On the way home, in Portland, I fessed up to my expired driver’s license at the ticket counter, and the agent there set me up for the secondary screening again, which was, if anything, even more thorough than that in Ontario. But the most astonishing part was its efficiency. I was traveling with a colleague from ITS, and when I presented my “SSSS” boarding pass to the checker, she directed me into lane eight for my special screening. I had my very own team of two TSA agents, who put me through a puffer, which I’d never experienced before, and so I felt momentarily like I’d walked into a science fiction movie. (Of course, recent reports suggest that the puffer isn’t all that reliable, but it sure felt convincing.) After the puffer, the regular x-ray and metal detector, and after that, the swipings for bomb dust. Every single article in both my suitcase and my pink bag was swiped and checked (and this time everything came up clean). And as one of the two members of the TSA team finished with an article — shoes, laptop, laptop case, pink bag, suitcase — they handed it to me so that I could put myself back together.

The most amazing part is that I was done, redressed, repacked, and waiting for my colleague when she finished with the regular security process.

In any case, I’m flying out again on Thursday, headed to Austin for Flow, and would rather not go through such checks again, so this morning I tucked my passport into my bag, just in case. But I also had to take care of the driving part of the driver’s license, and after a phone call to the DMV yesterday, it became clear that the only way that I could get it taken care of was to actually go to the DMV. And without an appointment, at that; the only available appointments were during my classes. So I gritted my teeth and went out there this morning, first thing, right after they opened. I brought a magazine, just in case.

And I never even got a chance to pull the magazine out of my bag.
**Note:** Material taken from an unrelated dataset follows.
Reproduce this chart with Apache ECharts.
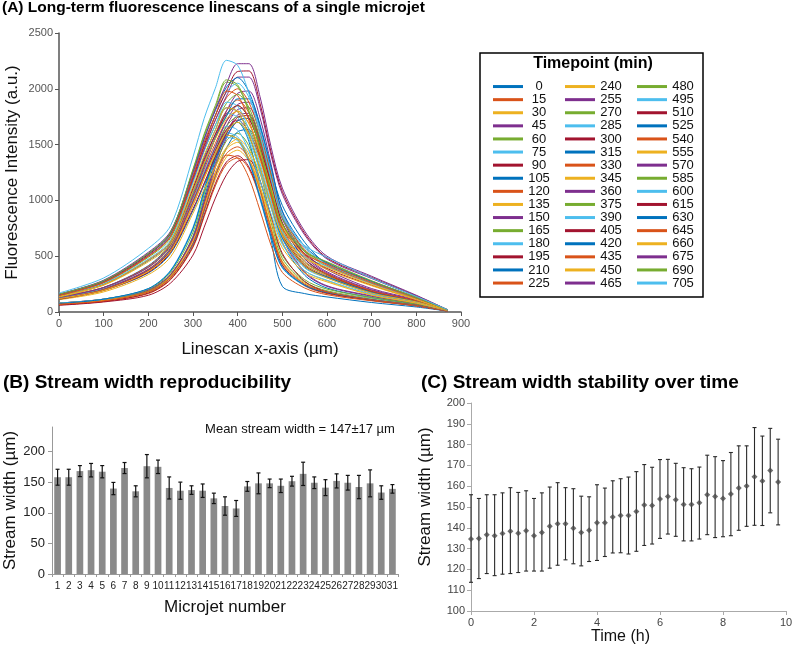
<!DOCTYPE html>
<html><head><meta charset="utf-8">
<script src="https://cdn.jsdelivr.net/npm/echarts@6/dist/echarts.min.js"></script>
<style>html,body{margin:0;padding:0;background:#fff}#c{width:798px;height:647px}</style>
</head><body><div id="c"></div>
<script>
// ---------- Panel A data ----------
const timepoints = ['0','15','30','45','60','75','90','105','120','135','150','165','180','195','210','225',
  '240','255','270','285','300','315','330','345','360','375','390','405','420','435','450','465',
  '480','495','510','525','540','555','570','585','600','615','630','645','660','675','690','705'];
const scanX = [0,100,200,250,300,325,350,375,400,425,450,475,500,550,600,700,800,870];
const scans = [
  [80,110,185,325,680,1020,1360,1615,1700,1530,1120,645,230,165,135,85,45,8],
  [65,95,165,290,580,855,1130,1325,1380,1285,1020,690,415,235,165,105,55,8],
  [65,100,175,305,610,900,1190,1390,1450,1350,1075,725,435,245,175,110,60,9],
  [80,115,195,335,650,965,1295,1560,1715,1735,1490,1085,665,350,230,140,75,10],
  [75,110,190,335,670,990,1310,1535,1600,1490,1185,800,480,270,190,120,65,10],
  [75,115,205,365,745,1075,1390,1565,1535,1345,1010,665,395,235,175,110,60,9],
  [65,95,170,295,590,870,1150,1345,1400,1300,1035,700,420,240,170,105,55,8],
  [75,105,180,315,610,910,1220,1470,1615,1635,1405,1025,625,330,215,130,70,10],
  [70,100,185,325,665,965,1250,1405,1380,1205,910,595,355,215,155,100,55,9],
  [70,105,180,320,640,940,1245,1460,1520,1415,1125,760,455,260,180,115,60,9],
  [80,115,200,340,665,990,1330,1600,1765,1780,1530,1115,685,360,235,145,75,11],
  [80,115,205,355,715,1055,1395,1630,1700,1580,1260,850,510,290,205,130,70,10],
  [80,115,210,375,760,1100,1425,1605,1570,1375,1035,680,405,245,180,115,60,10],
  [60,90,150,260,510,760,1020,1230,1350,1365,1175,855,525,275,180,110,60,8],
  [75,115,210,370,750,1090,1410,1585,1550,1360,1025,670,400,240,175,110,60,10],
  [70,100,180,310,620,920,1215,1420,1480,1375,1095,740,445,250,180,110,60,9],
  [110,180,335,495,885,1100,1300,1475,1550,1455,1240,930,620,370,280,155,80,14],
  [120,205,370,555,960,1205,1445,1665,1815,1830,1610,1220,835,500,350,195,100,17],
  [125,200,375,560,1000,1245,1470,1665,1750,1645,1400,1050,700,420,315,175,90,16],
  [120,200,380,565,1010,1260,1480,1665,1630,1445,1175,875,605,370,285,160,85,15],
  [120,200,370,550,980,1220,1445,1635,1720,1615,1375,1030,690,415,310,170,90,15],
  [115,195,350,525,910,1140,1365,1575,1715,1735,1525,1155,790,475,335,185,95,16],
  [125,205,385,575,1025,1280,1510,1710,1800,1690,1440,1080,720,430,325,180,95,16],
  [115,190,360,535,960,1200,1410,1585,1550,1375,1120,830,575,350,270,150,80,14],
  [125,210,380,570,990,1235,1480,1710,1860,1880,1655,1255,855,515,360,200,105,17],
  [130,215,400,590,1055,1315,1555,1760,1850,1740,1480,1110,740,445,335,185,95,17],
  [130,215,405,605,1080,1350,1585,1780,1745,1550,1260,935,650,395,305,170,90,16],
  [115,195,355,535,925,1155,1390,1600,1745,1760,1550,1175,800,480,340,185,100,16],
  [135,220,415,620,1110,1390,1630,1830,1795,1590,1295,960,665,405,315,175,95,17],
  [135,220,410,610,1085,1350,1595,1805,1900,1785,1520,1140,760,455,340,190,100,17],
  [120,195,365,545,970,1205,1430,1615,1700,1600,1360,1020,680,410,305,170,90,15],
  [130,220,400,600,1040,1300,1560,1800,1960,1980,1740,1320,900,540,380,210,110,18],
  [145,260,490,665,1170,1445,1675,1870,1950,1835,1560,1210,840,545,410,255,120,18],
  [145,255,475,645,1160,1445,1670,1880,1845,1635,1330,990,715,495,410,255,120,17],
  [140,245,465,630,1110,1370,1590,1775,1850,1740,1480,1145,795,520,390,240,115,17],
  [135,245,460,625,1075,1325,1560,1755,1910,1910,1660,1270,955,625,430,275,125,18],
  [150,265,500,680,1200,1480,1720,1920,2000,1880,1600,1240,860,560,420,260,125,18],
  [140,245,465,630,1130,1405,1630,1830,1795,1590,1295,960,695,480,400,245,115,17],
  [150,270,505,690,1185,1460,1720,1935,2105,2105,1830,1400,1055,690,475,300,140,19],
  [155,275,520,705,1270,1580,1830,2060,2020,1790,1455,1080,780,540,445,275,130,19],
  [155,275,515,695,1230,1515,1765,1970,2050,1925,1640,1270,880,575,430,265,125,18],
  [155,275,515,705,1210,1495,1760,1980,2155,2160,1870,1430,1080,705,485,310,145,20],
  [160,280,525,715,1260,1555,1805,2015,2100,1975,1680,1300,905,590,440,275,130,19],
  [150,265,500,680,1220,1520,1760,1980,1940,1720,1400,1040,750,520,430,265,125,18],
  [135,240,450,610,1080,1330,1550,1730,1800,1690,1440,1115,775,505,380,235,110,16],
  [160,285,535,725,1250,1545,1815,2045,2225,2225,1930,1475,1110,725,500,320,150,20],
  [160,280,525,715,1280,1595,1850,2080,2035,1805,1470,1090,790,545,450,280,130,19],
  [170,305,570,775,1390,1735,2005,2255,2210,1960,1595,1185,855,595,490,305,140,21]
];
const palette = ['#0072BD','#D95319','#EDB120','#7E2F8E','#77AC30','#4DBEEE','#A2142F'];

// ---------- Panel B data ----------
const microjets = ['1','2','3','4','5','6','7','8','9','10','11','12','13','14','15','16','17','18','19','20','21','22','23','24','25','26','27','28','29','30','31'];
const widths = [158,158,168,169.5,167,139.5,173,135,176,175,140.5,136,137,136,123.5,111,107,143,148,148,144,151.5,163.5,149,141,152,149,142,148,133,139];
const widthErr = [13,13,9,11,10,10,9,9,19,11,18,14,7,11,8.5,15,13,8,17,7,11,8,19,9.5,13,11.5,12,19,22,11,7];

// ---------- Panel C data ----------
const hours = [0,0.25,0.5,0.75,1,1.25,1.5,1.75,2,2.25,2.5,2.75,3,3.25,3.5,3.75,4,4.25,4.5,4.75,5,5.25,5.5,5.75,6,6.25,6.5,6.75,7,7.25,7.5,7.75,8,8.25,8.5,8.75,9,9.25,9.5,9.75];
const meanWidth = [134.6,134.9,136.7,136.2,137.2,138.3,137.4,138.6,136.2,137.8,140.7,141.9,141.9,139.8,137.8,138.8,142.4,142.4,145.2,145.9,145.9,147.8,151.0,150.7,153.9,155.1,153.5,151.2,151.2,152.0,155.9,155.1,154.1,156.2,159.1,160.1,164.6,162.5,167.5,162.0];
const upperWidth = [155.9,154.1,155.9,155.9,156.8,159.3,157.0,157.8,154.1,156.8,159.6,161.7,159.3,158.8,155.2,154.9,160.7,159.1,162.6,163.6,164.4,167.0,170.4,169.1,172.8,172.9,171.0,168.9,168.4,169.2,174.9,174.2,172.3,176.2,179.4,179.4,188.2,184.1,187.8,182.6];
const lowerWidth = [113.8,115.6,118.0,117.0,117.7,118.0,118.5,119.2,119.2,119.2,120.6,122.0,124.6,122.7,121.7,123.8,124.3,126.2,127.9,128.0,127.4,128.7,131.5,132.2,134.9,137.0,135.9,133.7,133.7,134.6,136.7,135.3,135.7,136.2,138.8,140.7,141.2,141.1,147.2,141.4];

const FONT = 'Liberation Sans, Arial, Helvetica, sans-serif';
const chart = echarts.init(document.getElementById('c'), null, {renderer:'canvas'});
const plain = v => String(v);

function errorBar(color, cap, width){
  return function(params, api){
    const x = api.value(0);
    const lo = api.coord([x, api.value(1)]);
    const hi = api.coord([x, api.value(2)]);
    const st = {stroke: color, lineWidth: width};
    return {type:'group', children:[
      {type:'line', shape:{x1:lo[0],y1:lo[1],x2:hi[0],y2:hi[1]}, style:st},
      {type:'line', shape:{x1:hi[0]-cap,y1:hi[1],x2:hi[0]+cap,y2:hi[1]}, style:st},
      {type:'line', shape:{x1:lo[0]-cap,y1:lo[1],x2:lo[0]+cap,y2:lo[1]}, style:st}
    ]};
  };
}

const series = scans.map((row, i) => ({
  type:'line', name: timepoints[i], xAxisIndex:0, yAxisIndex:0,
  data: row.map((v, j) => [scanX[j], v]),
  showSymbol:false, symbol:'none', smooth:0.3,
  lineStyle:{width:1, color: palette[i % 7]}, itemStyle:{color: palette[i % 7]},
  emphasis:{disabled:true}
}));
series.push({
  type:'bar', xAxisIndex:1, yAxisIndex:1, data: widths, barWidth:'60%',
  itemStyle:{color:'#8a8a8a'}, emphasis:{disabled:true}
});
series.push({
  type:'custom', xAxisIndex:1, yAxisIndex:1,
  data: widths.map((w, i) => [i, w - widthErr[i], w + widthErr[i]]),
  renderItem: errorBar('#111', 2, 1.2), z:5
});
series.push({
  type:'custom', xAxisIndex:2, yAxisIndex:2,
  data: hours.map((h, i) => [h, lowerWidth[i], upperWidth[i]]),
  renderItem: errorBar('#2a2a2a', 2, 1.1), z:3
});
series.push({
  type:'scatter', xAxisIndex:2, yAxisIndex:2,
  data: hours.map((h, i) => [h, meanWidth[i]]),
  symbol:'diamond', symbolSize:6, itemStyle:{color:'#4a4a4a'}, z:6,
  emphasis:{disabled:true}
});

const axisNameStyle = {fontFamily:FONT, fontSize:17, color:'#111'};

chart.setOption({
  animation:false,
  backgroundColor:'#fff',
  textStyle:{fontFamily:FONT},
  title:[
    {text:'(A) Long-term fluorescence linescans of a single microjet', left:2, top:0, padding:0,
     textStyle:{fontFamily:FONT, fontSize:15.5, fontWeight:'bold', color:'#000'}},
    {text:'(B) Stream width reproducibility', left:3, top:373, padding:0,
     textStyle:{fontFamily:FONT, fontSize:19, fontWeight:'bold', color:'#000'}},
    {text:'(C) Stream width stability over time', left:421, top:373, padding:0,
     textStyle:{fontFamily:FONT, fontSize:19, fontWeight:'bold', color:'#000'}}
  ],
  legend:{
    data: timepoints, orient:'vertical', left:493, top:80, height:211,
    itemGap:0, itemWidth:30, itemHeight:3, icon:'rect', selectedMode:false,
    padding:0,
    formatter: name => '{n|' + name + '}{g|}',
    textStyle:{fontFamily:FONT, fontSize:13, color:'#111', lineHeight:13.1,
      rich:{n:{width:22, align:'right', fontSize:13, lineHeight:13.1, fontFamily:FONT, color:'#111'},
            g:{width:15, lineHeight:13.1}}}
  },
  graphic:[
    {type:'rect', shape:{x:480, y:53, width:223, height:244}, style:{fill:'none', stroke:'#000', lineWidth:1.5}, z:0},
    {type:'text', x:593, y:64, style:{text:'Timepoint (min)', font:'bold 16px ' + FONT, fill:'#000', textAlign:'center', textVerticalAlign:'middle'}},
    {type:'text', x:300, y:429, style:{text:'Mean stream width = 147±17 µm', font:'13px ' + FONT, fill:'#111', textAlign:'center', textVerticalAlign:'middle'}}
  ],
  grid:[
    {left:59, top:33, width:402, height:279, outerBoundsMode:'none', containLabel:false},
    {left:52, top:427, width:346, height:147, outerBoundsMode:'none', containLabel:false},
    {left:471, top:403, width:315, height:208, outerBoundsMode:'none', containLabel:false}
  ],
  xAxis:[
    {type:'value', gridIndex:0, min:0, max:900, interval:100,
     name:'Linescan x-axis (µm)', nameLocation:'middle', nameGap:29, nameMoveOverlap:false, nameTextStyle:axisNameStyle,
     axisLine:{lineStyle:{color:'#555', width:1.5}}, axisTick:{show:true, length:4, lineStyle:{color:'#555'}},
     axisLabel:{color:'#555', fontSize:11, margin:6, fontFamily:FONT, formatter:plain}, splitLine:{show:false}},
    {type:'category', gridIndex:1, data: microjets,
     name:'Microjet number', nameLocation:'middle', nameGap:25, nameMoveOverlap:false, nameTextStyle:axisNameStyle,
     axisLine:{lineStyle:{color:'#999', width:1}}, axisTick:{show:true, length:3, lineStyle:{color:'#999'}},
     axisLabel:{color:'#222', fontSize:10, margin:7, interval:0, fontFamily:FONT}, splitLine:{show:false}},
    {type:'value', gridIndex:2, min:0, max:10, interval:2,
     name:'Time (h)', nameLocation:'middle', nameGap:18, nameMoveOverlap:false, nameTextStyle:{fontFamily:FONT, fontSize:16, color:'#111', padding:[0,16,0,0]},
     axisLine:{lineStyle:{color:'#aaa', width:1}}, axisTick:{show:true, length:4, lineStyle:{color:'#aaa'}},
     axisLabel:{color:'#444', fontSize:11, margin:6, fontFamily:FONT, formatter:plain}, splitLine:{show:false}}
  ],
  yAxis:[
    {type:'value', gridIndex:0, min:0, max:2500, interval:500,
     name:'Fluorescence Intensity (a.u.)', nameLocation:'middle', nameGap:38, nameMoveOverlap:false, nameTextStyle:axisNameStyle,
     axisLine:{show:true, lineStyle:{color:'#555', width:1.5}}, axisTick:{show:true, length:4, lineStyle:{color:'#555'}},
     axisLabel:{color:'#555', fontSize:11, margin:6, fontFamily:FONT, formatter:plain}, splitLine:{show:false}},
    {type:'value', gridIndex:1, min:0, max:240, interval:50,
     name:'Stream width (µm)', nameLocation:'middle', nameGap:33, nameMoveOverlap:false, nameTextStyle:axisNameStyle,
     axisLine:{show:true, lineStyle:{color:'#999', width:1}}, axisTick:{show:true, length:4, lineStyle:{color:'#999'}},
     axisLabel:{color:'#222', fontSize:13, margin:7, showMaxLabel:false, fontFamily:FONT, formatter:plain}, splitLine:{show:false}},
    {type:'value', gridIndex:2, min:100, max:200, interval:10,
     name:'Stream width (µm)', nameLocation:'middle', nameGap:37, nameMoveOverlap:false, nameTextStyle:Object.assign({}, axisNameStyle, {padding:[0,0,0,20]}),
     axisLine:{show:true, lineStyle:{color:'#aaa', width:1}}, axisTick:{show:true, length:4, lineStyle:{color:'#aaa'}},
     axisLabel:{color:'#444', fontSize:11, margin:6, fontFamily:FONT, formatter:plain}, splitLine:{show:false}}
  ],
  series: series
});
</script></body></html>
I was literally — not exaggerating in the least — in and out, including checking in, filling out the form, waiting for a window, and getting the whole vision-check-thumb-print-picture-shebang taken care of, in ten minutes.

Ten minutes.

My driver’s license will arrive in the mail sometime in the next 60 days; in the meantime I have my old license, a printout that represents my renewed license, and a slightly bewildered new respect for the ways that large-scale bureaucracies really are learning some lessons about customer service.